Relevance and promising measurement approaches:

When women have access to trade unions, worker organizations, cooperatives and self-help groups they are able to define policy priorities and advance gender equality issues – including on pay and career advancement – in bargaining agendas. UN Women finds that the gender wage gap in the US is 11% for unionized women compared to 22% for those who do not belong to trade unions, and that the wages of women union members in the UK are 30% higher than those of non-unionized women.

The Center for Global Workers’ Rights at Penn State University has recently constructed a new indicator of freedom of association and collective bargaining (FACB) rights with data for 185 ILO member states for 5 years between 2000 and 2015. At present, it is not possible to disaggregate the data by sex or migrant status (as required by SDG indicator 8.8.2). Further disaggregation is technically feasible, but will require additional investment by the ILO.
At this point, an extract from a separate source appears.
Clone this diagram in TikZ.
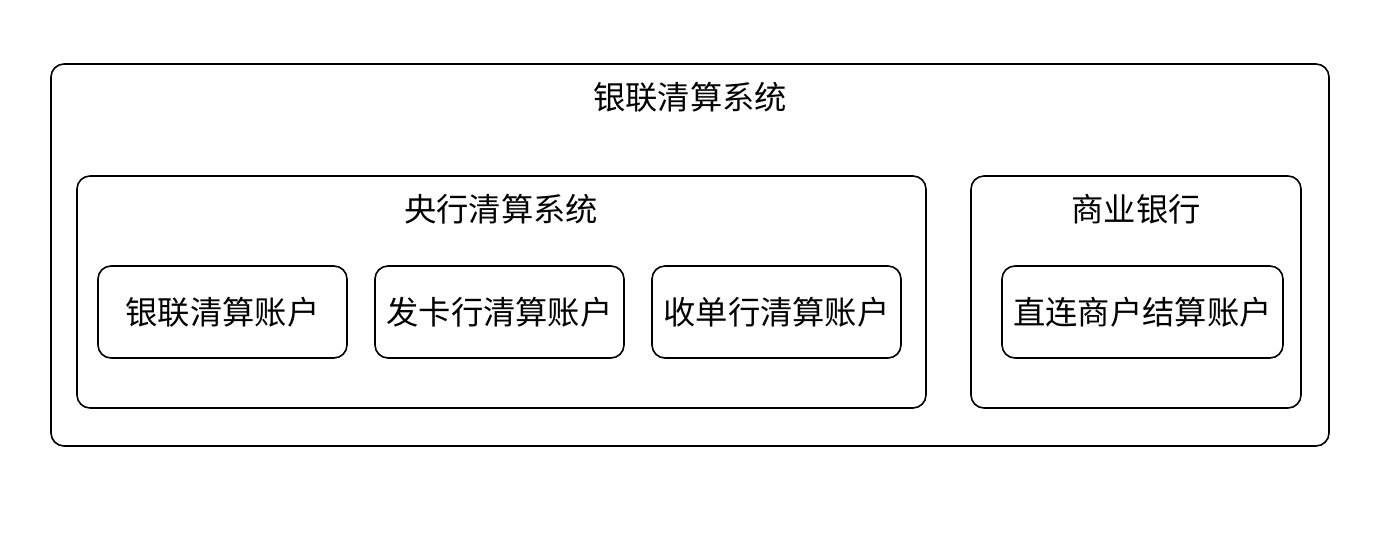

Issue: Parental leave policies

Relevance and promising measurement approaches:

Parental leave policies are linked to women’s access to the economy and autonomy over career choices. Gender-neutral paid leave policies are used overwhelmingly by women. For example, while Japan has a 14-week paid leave policy, only 2% of fathers take leave, compared to 83% of mothers. ‘Use it or lose it’ paid paternity leave offers non-transferable paternity leave or a period of leave that includes a portion specifically for fathers. In Quebec, where such policies are in place, the percentage of fathers taking paternity leave rose from about 10% in 2001 to more than 80% in 2010.

The World Policy Analysis Center at the University of California, Los Angeles, collects global metrics on dimensions of paid leave policy, child care and unpaid care work, including if paid leave is available for mothers of infants; if paid annual leave is available to workers; and if paid leave is available for fathers of infants. Its report, Paid Parental Leave: A Detailed Look at Approaches Across OECD Countries, identifies and analyses types and duration of paid leave and wage replacement policies.